The concept of “You changed Character X!” has been a constant complaint since the beginning of serialized comic books (which was roughly Marvel Comics in the 60s).
Steve Gerber got complaints when he brought back the Guardians of the Galaxy in the pages of Marvel Presents that he was ruining their established characterizations.
Fabian Nicieza got complaints during the early issues of New Warriors about how he was ruining Nova’s established characterization.
Other changes got more pleasant responses from fans. Like Chris Claremont’s changes to Magneto’s characterization, or the changes in Sue Richards and Janet Van Dyne from ditzes to heroines who could seriously be considered peers of their fellow males heroes (a change that was more dramatic in the case of the Wasp).
However, in these cases, either the characters involved were minor (see Grant Morrison’s changes to Triumph, or Giffen/DeMatteis’ changes to, well, pretty much every member of the JLI), the changes came gradually (the Invisible Woman becoming actually, you know, competent and Wally West becoming, well, also competent) or there was some sort of revamp involved(many of the Post-Crisis personality changes).
Chuck Austen’s comics changed that.
Austen comics followed what Sean nicely described as an “algebraic approach to comics.”
I want C (plot) to happen, and I want B (inciting incident) to be the cause, and I will change A (character) however I have to to make that happen.
In Avengers, characters would act dramatically different than they did from, say, two-three issues earlier.

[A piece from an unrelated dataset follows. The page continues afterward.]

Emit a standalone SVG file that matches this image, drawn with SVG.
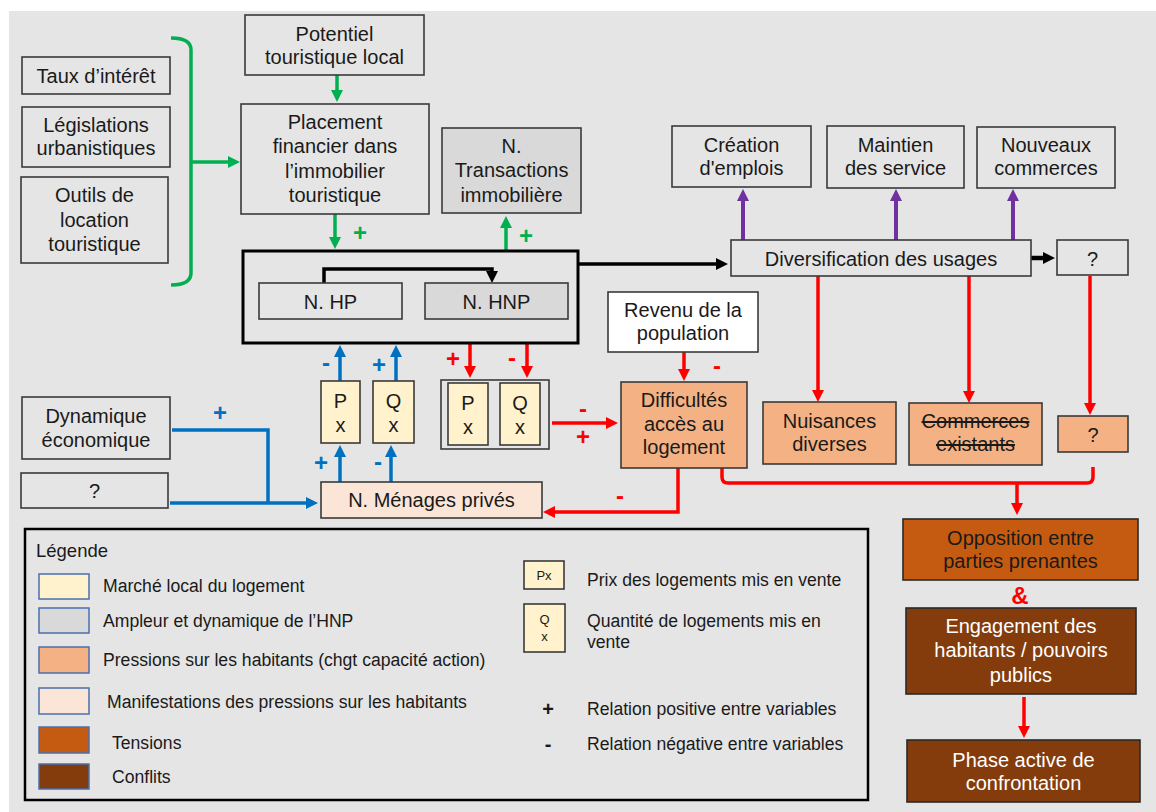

In Action Comics, Lana Lang would be trying to break up Clark and Lois’ marriage out of nowhere, and Lois would be acting like an astonishing bitch to make such a separation seem possible.
In JLA…I don’t think I even want to get into “The Sobbing of the Gods,” except to note that Ron Garney did a really nice job on the artwork.
Fans complained and complained and complained and complained and complained and complained and complained and complained and complained and complained and complained and complained and complained and complained and complained and complained (this could go on for a few entries, so I will just stop it right now. Suffice to say, people complained).
Ultimately, Austen ended up off his titles.
But a funny thing happened – while people complained a lot about Austen’s comics, they still sold basically the same as before. So while Marvel and DC decided that he was not the right writer for their comics, they seemed to be saying that perhaps other, possibly better writers could use the SAME approach as Austen!
Since then, the “algebraic approach to comics” seems to be precisely what Marvel and DC have used on their titles, from Avengers Disassembled to Identity Crisis to Infinite Crisis to Civil War, it seems like Plot C has been determined, with Reason B being decided as the motivating factor, and so Character A will have to be changed however necessary to make the formula work.
And fans complain and complain and complain (etc.) and sales remain basically the same.
This does not mean that the comics with this approach are BAD (and it does not mean that they are GOOD, either). It just means that the same approach that Austen took to his comics, which was something dramatically different than Marvel and DC had done before, is now the standard being used by Marvel and DC on most of their comics today.